MUMBAI : After getting its gills to breathe in troubled waters through a new chief and a new management, Yes Bank claims it has caught an investor, hook, line and sinker, to pour money into it.

A global investor has given a binding offer to infuse $1.2 billion through a fresh equity issuance, the bank said in a statement to the stock exchanges.

Graphic by Santosh Kumar Sharma/Mint
Graphic by Santosh Kumar Sharma/Mint

But getting an investor to sign the cheque was perhaps the easier job. Yes Bank is now up for the task to convince a miffed regulator to waive off a provision in shareholding norms. Reserve Bank of India (RBI) rules do not allow a single investor to hold more than 10% stake in an Indian bank. As such, there is still a big if over the reported fund infusion, and investors would do well to tread with caution.

The stock has fired up, rising nearly 24% on the news. To be sure, even before today's gains, the stock had risen more than 80% since early October, on hopes of fresh capital.

The significance of the reported capital infusion is its size. Before the news was made public, Yes Bank had a market capitalisation of a little over $2 billion, with the shares trading at Rs56.8 a piece. The $1.2 billion binding offer, in that backdrop, amounts to a massive infusion.

If everything goes according to plan, the funds would help fill the gaping hole that toxic loans have made in its balance sheet.

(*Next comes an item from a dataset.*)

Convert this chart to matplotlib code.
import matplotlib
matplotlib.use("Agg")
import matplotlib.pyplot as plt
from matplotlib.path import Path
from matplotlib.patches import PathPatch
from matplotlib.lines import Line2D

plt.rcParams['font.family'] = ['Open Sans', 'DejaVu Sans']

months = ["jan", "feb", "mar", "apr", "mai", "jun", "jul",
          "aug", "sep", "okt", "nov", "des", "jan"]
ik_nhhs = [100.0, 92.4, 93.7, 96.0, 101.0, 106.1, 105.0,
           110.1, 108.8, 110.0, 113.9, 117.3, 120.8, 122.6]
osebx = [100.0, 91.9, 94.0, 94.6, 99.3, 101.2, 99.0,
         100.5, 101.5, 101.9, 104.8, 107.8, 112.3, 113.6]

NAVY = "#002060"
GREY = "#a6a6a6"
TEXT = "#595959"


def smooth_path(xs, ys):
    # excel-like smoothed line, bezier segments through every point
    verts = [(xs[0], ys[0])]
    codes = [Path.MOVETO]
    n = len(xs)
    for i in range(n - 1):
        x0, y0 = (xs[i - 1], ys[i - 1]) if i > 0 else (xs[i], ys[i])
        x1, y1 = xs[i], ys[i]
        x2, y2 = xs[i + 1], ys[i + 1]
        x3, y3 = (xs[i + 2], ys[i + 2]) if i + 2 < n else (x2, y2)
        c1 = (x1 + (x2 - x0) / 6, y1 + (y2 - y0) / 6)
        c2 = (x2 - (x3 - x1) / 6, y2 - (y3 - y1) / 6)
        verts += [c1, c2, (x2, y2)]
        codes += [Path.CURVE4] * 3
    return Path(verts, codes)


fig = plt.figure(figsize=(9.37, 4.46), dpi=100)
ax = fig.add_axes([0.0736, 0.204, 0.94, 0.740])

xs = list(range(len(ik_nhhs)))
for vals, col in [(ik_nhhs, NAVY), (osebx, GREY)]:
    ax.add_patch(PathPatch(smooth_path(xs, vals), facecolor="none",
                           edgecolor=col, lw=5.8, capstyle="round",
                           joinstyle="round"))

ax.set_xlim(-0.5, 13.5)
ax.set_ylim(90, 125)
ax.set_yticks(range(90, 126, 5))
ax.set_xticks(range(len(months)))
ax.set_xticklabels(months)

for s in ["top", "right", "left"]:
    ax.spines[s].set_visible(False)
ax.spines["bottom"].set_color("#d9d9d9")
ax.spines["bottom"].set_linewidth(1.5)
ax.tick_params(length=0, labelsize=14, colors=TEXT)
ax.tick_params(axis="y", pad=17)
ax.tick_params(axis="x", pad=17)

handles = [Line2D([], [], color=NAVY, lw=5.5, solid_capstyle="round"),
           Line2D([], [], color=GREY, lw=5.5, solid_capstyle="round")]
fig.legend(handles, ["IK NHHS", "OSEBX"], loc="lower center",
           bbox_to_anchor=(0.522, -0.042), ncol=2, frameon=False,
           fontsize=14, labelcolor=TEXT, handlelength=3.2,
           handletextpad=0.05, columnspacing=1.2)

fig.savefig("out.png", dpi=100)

And even after provisioning for a fast decaying loan book, the bank could be left with something to invest in growth.

But coming back to the RBI hurdle, an infusion of this order means a large stake, way above what current norms allow.

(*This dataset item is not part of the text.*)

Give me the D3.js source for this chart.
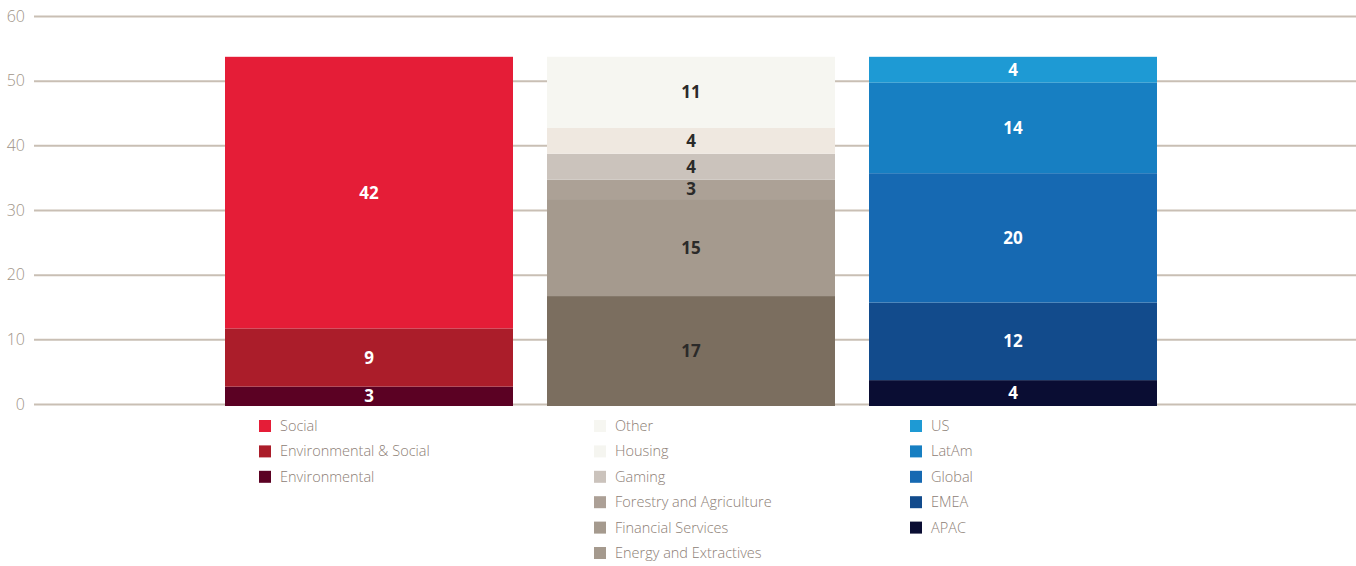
<!DOCTYPE html>
<html>
  <head>
    <title>Stacked Breakdown</title>
    <script src="https://d3js.org/d3.v7.min.js"></script>
    <style>
      body { margin: 0; background: #fff; }
      .axis text {
        font-family: "Open Sans", sans-serif;
        font-weight: 300;
        font-size: 16px;
        fill: #a09488;
      }
      .legend text {
        font-family: "Open Sans", sans-serif;
        font-weight: 300;
        font-size: 14.5px;
        fill: #8d8076;
      }
      .value-label {
        font-family: "Open Sans", sans-serif;
        font-weight: 700;
        font-size: 17px;
        text-anchor: middle;
      }
    </style>
  </head>
  <body>
    <svg width="1356" height="566"></svg>
    <script>
      // data, bottom segment first
      const groups = ["Type", "Sector", "Region"];

      const typeLabels = ["Environmental", "Environmental & Social", "Social"];
      const typeValues = [3, 9, 42];

      const sectorLabels = ["Energy and Extractives", "Financial Services", "Forestry and Agriculture", "Gaming", "Housing", "Other"];
      const sectorValues = [17, 15, 3, 4, 4, 11];

      const regionLabels = ["APAC", "EMEA", "Global", "LatAm", "US"];
      const regionValues = [4, 12, 20, 14, 4];

      const yTicks = [0, 10, 20, 30, 40, 50, 60];

      // colours
      const typeColors = ["#5b0123", "#ab1d2a", "#e51d37"];
      const sectorColors = ["#7b6e5f", "#a59a8e", "#aca196", "#cbc3bc", "#efe8e0", "#f6f6f1"];
      const sectorLegendColors = ["#a59a8e", "#a59a8e", "#aca096", "#cbc3bc", "#f5f5f0", "#f6f6f1"];
      const regionColors = ["#0a0d33", "#124b8c", "#1669b2", "#177fc2", "#1e9ad4"];

      const series = [
        { group: groups[0], labels: typeLabels, values: typeValues, colors: typeColors, legendColors: typeColors, textColor: "#fff", legendOffset: 34 },
        { group: groups[1], labels: sectorLabels, values: sectorValues, colors: sectorColors, legendColors: sectorLegendColors, textColor: "#2b2a29", legendOffset: 47 },
        { group: groups[2], labels: regionLabels, values: regionValues, colors: regionColors, legendColors: regionColors, textColor: "#fff", legendOffset: 41 }
      ];

      const svg = d3.select("svg");

      const x = d3.scaleBand()
        .domain(groups)
        .range([225, 1157])
        .paddingInner(34 / 322)
        .paddingOuter(0);

      const y = d3.scaleLinear()
        .domain([0, 60])
        .range([404, 16]);

      // gridlines + tick labels
      const axisG = svg.append("g")
        .attr("class", "axis")
        .attr("transform", "translate(34,0)")
        .call(d3.axisLeft(y).tickValues(yTicks).tickSize(-(1356 - 34)).tickPadding(9));
      axisG.select(".domain").remove();
      axisG.selectAll(".tick line")
        .attr("stroke", "#c9bfb4")
        .attr("stroke-width", 2);
      axisG.selectAll(".tick text").attr("dy", "0.32em");

      series.forEach(s => {
        const ends = d3.cumsum(s.values);
        const segs = s.values.map((v, i) => ({
          label: s.labels[i],
          value: v,
          y0: ends[i] - v,
          y1: ends[i],
          color: s.colors[i]
        }));

        // bars sit a couple of pixels below the zero line
        const g = svg.append("g").attr("transform", "translate(0,2)");
        g.selectAll("rect")
          .data(segs)
          .enter().append("rect")
            .attr("x", x(s.group))
            .attr("width", x.bandwidth())
            .attr("y", d => y(d.y1))
            .attr("height", d => y(d.y0) - y(d.y1))
            .attr("fill", d => d.color);

        g.selectAll("text")
          .data(segs)
          .enter().append("text")
            .attr("class", "value-label")
            .attr("x", x(s.group) + x.bandwidth() / 2)
            .attr("y", d => (y(d.y0) + y(d.y1)) / 2)
            .attr("dy", "0.36em")
            .attr("fill", s.textColor)
            .text(d => d.value);

        // legend, top segment first
        const legendItems = s.labels.map((l, i) => ({ label: l, color: s.legendColors[i] })).reverse();
        const legendG = svg.append("g")
          .attr("class", "legend")
          .attr("transform", `translate(${x(s.group) + s.legendOffset}, 426)`);

        const rows = legendG.selectAll("g")
          .data(legendItems)
          .enter().append("g")
            .attr("transform", (d, i) => `translate(0, ${i * 25.4})`);

        rows.append("rect")
          .attr("x", 0)
          .attr("y", -6)
          .attr("width", 12)
          .attr("height", 12)
          .attr("fill", d => d.color);

        rows.append("text")
          .attr("x", 21)
          .attr("dy", "0.35em")
          .text(d => d.label);
      });
    </script>
  </body>
</html>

An issue price of 100, for instance, would mean the global investor ends up with a 25% stake in the expanded equity. A stake of over 26% will involve other complications such as making an open offer to minority shareholders.

But the regulator always keeps things interesting by adding a line that it is willing to negotiate “under special circumstances".

Yes Bank is betting that its circumstances of a tattered balance sheet are special for the regulator to consider giving the leeway.

Indeed, RBI may not be off the mark because the regulator has a precedent in this case. Fairfax Financial Holdings Ltd had bought a majority stake in troubled Catholic Syrian Bank in early 2018, and the RBI had allowed the deal as an exception.

Yes Bank is far bigger in size and interconnectedness, and investors are betting that the regulator will see merit in a relaxation in its case. But as the saying goes, there is many a slip between the cup and the lip. Investors should wait for details on the identity of the investor, the per share valuation of the deal and RBI’s stance before rejoicing.